─── COLLECTED DATA ───
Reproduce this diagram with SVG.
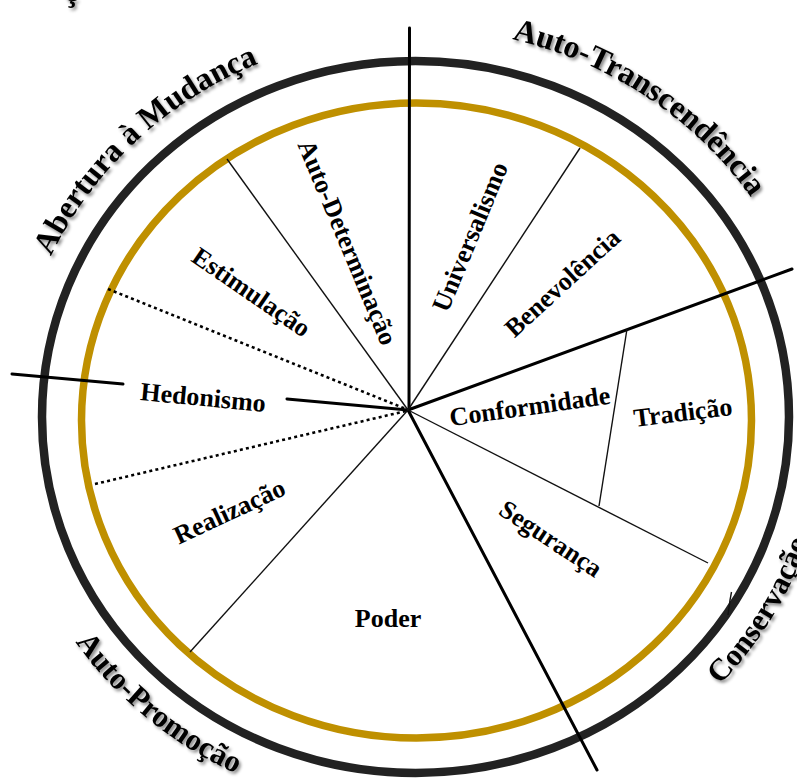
<svg xmlns="http://www.w3.org/2000/svg" width="797" height="781" viewBox="0 0 797 781">
<style>
.ring-black{fill:none;stroke:#222222;stroke-width:8.5}
.ring-gold{fill:none;stroke:#BF9000;stroke-width:7.5}
.thick{stroke:#000;stroke-width:3;fill:none;stroke-linecap:round}
.thin{stroke:#111;stroke-width:1.4;fill:none}
.dot{stroke:#000;stroke-width:2.6;fill:none;stroke-dasharray:3 3.2}
.outer{font-family:"Liberation Serif","Times New Roman",serif;font-weight:bold;font-size:32px;fill:#000}
.outer-b{font-family:"Liberation Serif","Times New Roman",serif;font-weight:bold;font-size:31px;fill:#000}
.inner{font-family:"Liberation Serif","Times New Roman",serif;font-weight:bold;font-size:26px;fill:#000;text-anchor:middle}
</style>
<defs>
<filter id="shadow" x="-10%" y="-10%" width="120%" height="130%">
<feDropShadow dx="2" dy="2.5" stdDeviation="1.5" flood-color="#000" flood-opacity="0.45"/>
</filter>
<path id="pAbertura" d="M 15.85 380.2 A 401.5 384 0 0 1 384.0 34.2"/>
<path id="pTrans" d="M 380.1 29.5 A 406.5 389 0 0 1 808.1 316.3"/>
<path id="pCons" d="M 556.9 789.1 A 413.5 396 0 0 0 822.7 348.2"/>
<path id="pPromo" d="M 7.1 478.9 A 413.5 396 0 0 0 408.3 812.9"/>
</defs>
<rect width="797" height="781" fill="#fff"/>

<g id="rings">
<ellipse class="ring-black" cx="415.5" cy="417" rx="373.5" ry="356"/>
<ellipse class="ring-gold" cx="416.5" cy="420.5" rx="335" ry="317.5"/>
</g>

<g id="connectors">
<line class="thick" x1="409.5" y1="28" x2="409" y2="410"/>
<line class="thick" x1="408" y1="410" x2="792" y2="269"/>
<line class="thick" x1="12" y1="374" x2="123" y2="384"/>
<line class="thick" x1="287" y1="399" x2="408" y2="410"/>
<line class="thick" x1="408" y1="410" x2="597" y2="770"/>
<line class="thin" x1="227" y1="159" x2="408" y2="410"/>
<line class="thin" x1="580" y1="148" x2="408" y2="410"/>
<line class="thin" x1="190" y1="652" x2="408" y2="410"/>
<line class="thin" x1="708" y1="563" x2="408" y2="410"/>
<line class="thin" x1="627" y1="329" x2="599" y2="506"/>
<line class="dot" x1="108" y1="289" x2="406" y2="409"/>
<line class="dot" x1="95" y1="484" x2="406" y2="411"/>
<path class="thin" d="M 731.5 592 L 730 600 L 728 615"/>
</g>

<g id="outer-labels" filter="url(#shadow)">
<text class="outer" x="64" y="0.5" font-size="20">ç</text>
<text class="outer"><textPath href="#pAbertura" startOffset="50%" text-anchor="middle">Abertura à Mudança</textPath></text>
<text class="outer"><textPath href="#pTrans" startOffset="50%" text-anchor="middle">Auto-Transcendência</textPath></text>
<text class="outer-b"><textPath href="#pCons" startOffset="50%" text-anchor="middle">Conservação</textPath></text>
<text class="outer-b"><textPath href="#pPromo" startOffset="50%" text-anchor="middle">Auto-Promoção</textPath></text>
</g>

<g id="autodeterminacao"><text class="inner" transform="translate(346,243) rotate(67.3)" y="7">Auto-Determinação</text></g>
<g id="estimulacao"><text class="inner" transform="translate(250.5,293.5) rotate(34.5)" y="7">Estimulação</text></g>
<g id="hedonismo"><text class="inner" transform="translate(203,399) rotate(5.5)" y="7" font-size="26.5">Hedonismo</text></g>
<g id="realizacao"><text class="inner" transform="translate(230,513) rotate(-25)" y="7" font-size="27.5">Realização</text></g>
<g id="poder"><text class="inner" transform="translate(388,620)" y="7">Poder</text></g>
<g id="seguranca"><text class="inner" transform="translate(550,540) rotate(33.5)" y="7">Segurança</text></g>
<g id="conformidade"><text class="inner" transform="translate(530,408) rotate(-8)" y="7" font-size="25.5">Conformidade</text></g>
<g id="tradicao"><text class="inner" transform="translate(683,414) rotate(-7)" y="7">Tradição</text></g>
<g id="benevolencia"><text class="inner" transform="translate(563.5,284) rotate(-42.5)" y="7">Benevolência</text></g>
<g id="universalismo"><text class="inner" transform="translate(471.5,237.5) rotate(-67.5)" y="7">Universalismo</text></g>
</svg>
───
SET TASK:
Omit every picture while copying the listing above exactly.

SOLUTION FOR THIS TASK:
Reproduce this diagram with SVG.
<svg xmlns="http://www.w3.org/2000/svg" width="797" height="781" viewBox="0 0 797 781">
<style>
.ring-black{fill:none;stroke:#222222;stroke-width:8.5}
.ring-gold{fill:none;stroke:#BF9000;stroke-width:7.5}
.thick{stroke:#000;stroke-width:3;fill:none;stroke-linecap:round}
.thin{stroke:#111;stroke-width:1.4;fill:none}
.dot{stroke:#000;stroke-width:2.6;fill:none;stroke-dasharray:3 3.2}
.outer{font-family:"Liberation Serif","Times New Roman",serif;font-weight:bold;font-size:32px;fill:#000}
.outer-b{font-family:"Liberation Serif","Times New Roman",serif;font-weight:bold;font-size:31px;fill:#000}
.inner{font-family:"Liberation Serif","Times New Roman",serif;font-weight:bold;font-size:26px;fill:#000;text-anchor:middle}
</style>
<defs>
<filter id="shadow" x="-10%" y="-10%" width="120%" height="130%">
<feDropShadow dx="2" dy="2.5" stdDeviation="1.5" flood-color="#000" flood-opacity="0.45"/>
</filter>
<path id="pAbertura" d="M 15.85 380.2 A 401.5 384 0 0 1 384.0 34.2"/>
<path id="pTrans" d="M 380.1 29.5 A 406.5 389 0 0 1 808.1 316.3"/>
<path id="pCons" d="M 556.9 789.1 A 413.5 396 0 0 0 822.7 348.2"/>
<path id="pPromo" d="M 7.1 478.9 A 413.5 396 0 0 0 408.3 812.9"/>
</defs>
<rect width="797" height="781" fill="#fff"/>

<g id="rings">
<ellipse class="ring-black" cx="415.5" cy="417" rx="373.5" ry="356"/>
<ellipse class="ring-gold" cx="416.5" cy="420.5" rx="335" ry="317.5"/>
</g>

<g id="connectors">
<line class="thick" x1="409.5" y1="28" x2="409" y2="410"/>
<line class="thick" x1="408" y1="410" x2="792" y2="269"/>
<line class="thick" x1="12" y1="374" x2="123" y2="384"/>
<line class="thick" x1="287" y1="399" x2="408" y2="410"/>
<line class="thick" x1="408" y1="410" x2="597" y2="770"/>
<line class="thin" x1="227" y1="159" x2="408" y2="410"/>
<line class="thin" x1="580" y1="148" x2="408" y2="410"/>
<line class="thin" x1="190" y1="652" x2="408" y2="410"/>
<line class="thin" x1="708" y1="563" x2="408" y2="410"/>
<line class="thin" x1="627" y1="329" x2="599" y2="506"/>
<line class="dot" x1="108" y1="289" x2="406" y2="409"/>
<line class="dot" x1="95" y1="484" x2="406" y2="411"/>
<path class="thin" d="M 731.5 592 L 730 600 L 728 615"/>
</g>

<g id="outer-labels" filter="url(#shadow)">
<text class="outer" x="64" y="0.5" font-size="20">ç</text>
<text class="outer"><textPath href="#pAbertura" startOffset="50%" text-anchor="middle">Abertura à Mudança</textPath></text>
<text class="outer"><textPath href="#pTrans" startOffset="50%" text-anchor="middle">Auto-Transcendência</textPath></text>
<text class="outer-b"><textPath href="#pCons" startOffset="50%" text-anchor="middle">Conservação</textPath></text>
<text class="outer-b"><textPath href="#pPromo" startOffset="50%" text-anchor="middle">Auto-Promoção</textPath></text>
</g>

<g id="autodeterminacao"><text class="inner" transform="translate(346,243) rotate(67.3)" y="7">Auto-Determinação</text></g>
<g id="estimulacao"><text class="inner" transform="translate(250.5,293.5) rotate(34.5)" y="7">Estimulação</text></g>
<g id="hedonismo"><text class="inner" transform="translate(203,399) rotate(5.5)" y="7" font-size="26.5">Hedonismo</text></g>
<g id="realizacao"><text class="inner" transform="translate(230,513) rotate(-25)" y="7" font-size="27.5">Realização</text></g>
<g id="poder"><text class="inner" transform="translate(388,620)" y="7">Poder</text></g>
<g id="seguranca"><text class="inner" transform="translate(550,540) rotate(33.5)" y="7">Segurança</text></g>
<g id="conformidade"><text class="inner" transform="translate(530,408) rotate(-8)" y="7" font-size="25.5">Conformidade</text></g>
<g id="tradicao"><text class="inner" transform="translate(683,414) rotate(-7)" y="7">Tradição</text></g>
<g id="benevolencia"><text class="inner" transform="translate(563.5,284) rotate(-42.5)" y="7">Benevolência</text></g>
<g id="universalismo"><text class="inner" transform="translate(471.5,237.5) rotate(-67.5)" y="7">Universalismo</text></g>
</svg>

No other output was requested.